Witnesses are compact cryptographic proofs included with transactions that allow validators to confirm correctness without maintaining full state storage.
4. Does stateless validation reduce security?
Not necessarily. Properly designed witness systems preserve cryptographic verification guarantees while reducing local storage requirements for validators.
5. Why is this important for modular blockchain ecosystems?
Modular systems generate increasingly fragmented and large-scale state environments. Stateless validation helps manage verification efficiency as these ecosystems expand.
Conclusion
Stateless validation architectures are emerging as a critical efficiency layer in the evolution of scalable blockchain infrastructure.
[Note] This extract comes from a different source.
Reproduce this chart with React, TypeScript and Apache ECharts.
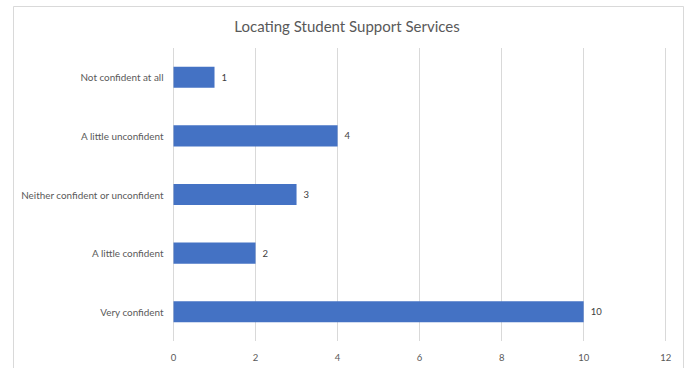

As decentralized ecosystems grow more modular and data-intensive, reducing validator storage burden is becoming increasingly important for maintaining accessibility and decentralization.
By separating verification from persistent state storage, stateless systems attempt to preserve lightweight participation without sacrificing cryptographic correctness. Their significance lies not only in improving scalability but also in protecting the long-term sustainability of decentralized validation itself.
As blockchain infrastructure continues evolving toward specialized modular architectures, stateless verification may ultimately become one of the defining coordination primitives supporting scalable and accessible decentralized systems.
Disclaimer: This article is for educational purposes only and does not constitute financial or investment advice.